7/20/2009

Walter Cronkite 1916-2009


One of the more iconic symbols of TV journalism, Walter Cronkite, passed away last Friday [article link] at the age of 92. He was considered the most trusted name in journalism in an age of innocence when people believed everything they heard on TV. His was a voice of reason, trust, integrity and a sense that "everything is going to be ok." A lot of people simply referred to him as "Uncle Walter" since so many felt a connection to him back in the day. And then there was that all to familiar sign off..."And that's the way it was..."

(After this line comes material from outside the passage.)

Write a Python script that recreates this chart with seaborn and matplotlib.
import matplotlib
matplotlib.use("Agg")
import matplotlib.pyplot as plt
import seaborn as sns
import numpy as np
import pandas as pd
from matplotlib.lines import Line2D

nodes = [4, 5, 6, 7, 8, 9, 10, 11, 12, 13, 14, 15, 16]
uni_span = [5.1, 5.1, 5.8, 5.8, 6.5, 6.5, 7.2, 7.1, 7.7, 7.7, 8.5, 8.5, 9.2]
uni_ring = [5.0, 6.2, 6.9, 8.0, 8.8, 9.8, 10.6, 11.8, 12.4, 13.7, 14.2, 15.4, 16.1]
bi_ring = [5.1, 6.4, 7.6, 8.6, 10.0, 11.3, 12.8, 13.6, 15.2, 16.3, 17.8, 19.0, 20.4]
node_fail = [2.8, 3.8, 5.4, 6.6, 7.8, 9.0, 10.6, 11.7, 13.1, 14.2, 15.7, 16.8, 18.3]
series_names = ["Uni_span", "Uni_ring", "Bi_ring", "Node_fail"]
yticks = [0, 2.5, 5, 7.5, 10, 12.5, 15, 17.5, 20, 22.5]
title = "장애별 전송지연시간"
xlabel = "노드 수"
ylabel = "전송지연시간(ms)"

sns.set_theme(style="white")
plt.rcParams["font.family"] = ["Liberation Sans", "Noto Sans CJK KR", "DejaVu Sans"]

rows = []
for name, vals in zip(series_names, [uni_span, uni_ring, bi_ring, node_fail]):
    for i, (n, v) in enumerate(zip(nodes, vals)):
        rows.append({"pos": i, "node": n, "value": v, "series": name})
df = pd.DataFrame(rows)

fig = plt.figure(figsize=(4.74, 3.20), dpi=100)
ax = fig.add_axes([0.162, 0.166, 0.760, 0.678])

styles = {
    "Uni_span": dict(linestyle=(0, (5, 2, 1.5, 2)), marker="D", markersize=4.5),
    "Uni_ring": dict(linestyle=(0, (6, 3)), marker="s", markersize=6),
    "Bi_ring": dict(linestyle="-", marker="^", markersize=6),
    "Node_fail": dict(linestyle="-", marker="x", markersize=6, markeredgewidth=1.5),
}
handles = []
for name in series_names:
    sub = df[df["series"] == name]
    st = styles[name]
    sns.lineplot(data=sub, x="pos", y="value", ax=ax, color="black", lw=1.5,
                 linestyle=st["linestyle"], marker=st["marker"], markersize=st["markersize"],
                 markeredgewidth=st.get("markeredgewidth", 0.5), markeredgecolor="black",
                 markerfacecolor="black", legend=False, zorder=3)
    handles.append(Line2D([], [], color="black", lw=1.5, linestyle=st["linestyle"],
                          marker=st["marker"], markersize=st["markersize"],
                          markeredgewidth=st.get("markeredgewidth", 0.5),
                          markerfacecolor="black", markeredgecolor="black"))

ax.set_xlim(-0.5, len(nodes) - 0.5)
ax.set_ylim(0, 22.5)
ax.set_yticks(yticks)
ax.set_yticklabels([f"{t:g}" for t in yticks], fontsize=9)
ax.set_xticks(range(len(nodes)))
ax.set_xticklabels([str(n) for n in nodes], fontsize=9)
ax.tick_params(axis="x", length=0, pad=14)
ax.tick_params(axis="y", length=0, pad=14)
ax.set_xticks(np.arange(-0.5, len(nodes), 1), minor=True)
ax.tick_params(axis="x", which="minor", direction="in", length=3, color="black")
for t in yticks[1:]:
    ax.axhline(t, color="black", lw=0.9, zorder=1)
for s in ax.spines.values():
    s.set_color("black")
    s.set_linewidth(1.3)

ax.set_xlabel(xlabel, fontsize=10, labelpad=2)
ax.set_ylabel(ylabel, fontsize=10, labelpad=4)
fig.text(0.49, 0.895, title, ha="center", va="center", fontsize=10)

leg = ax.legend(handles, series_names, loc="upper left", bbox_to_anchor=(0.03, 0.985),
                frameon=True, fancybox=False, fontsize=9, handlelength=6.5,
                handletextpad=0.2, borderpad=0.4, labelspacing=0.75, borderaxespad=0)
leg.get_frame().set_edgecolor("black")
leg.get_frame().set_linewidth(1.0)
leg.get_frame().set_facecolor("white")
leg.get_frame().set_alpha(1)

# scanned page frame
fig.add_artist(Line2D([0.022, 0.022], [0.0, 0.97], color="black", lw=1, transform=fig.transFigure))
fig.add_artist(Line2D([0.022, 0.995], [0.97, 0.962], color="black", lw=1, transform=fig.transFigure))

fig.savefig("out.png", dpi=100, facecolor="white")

I will never forget, as a small boy, watching tears stream down Walter Cronkite's face as he read the official news report that President John F. Kennedy had died. And I will never forget the excitement Walter Cronkite showed when Apollo 11 took off for the first moon landing. How ironic is it that Walter Cronkite dies just a few days before the 40th anniversary of the first Moon Landing? It seems as poetic as when an almost equally admired journalist, Charles Kuralt, passed away on Independence Day some years back.

While I admit that Walter Cronkite's politics were practically a 180 to mine, I will always credit him with a change in opinion I had about our involvement in Vietnam. I had initially supported our time there (prior to actually going there in '71). But, when Walter Cronkite came out against the war, in commentary on CBS News, it gave me reason to pause and reconsider. I discovered he was right, but for a different reason. I felt we had gotten ourselves involved in a war we had no intention of winning. That was why I found myself in agreement with Uncle Walter. He will be missed.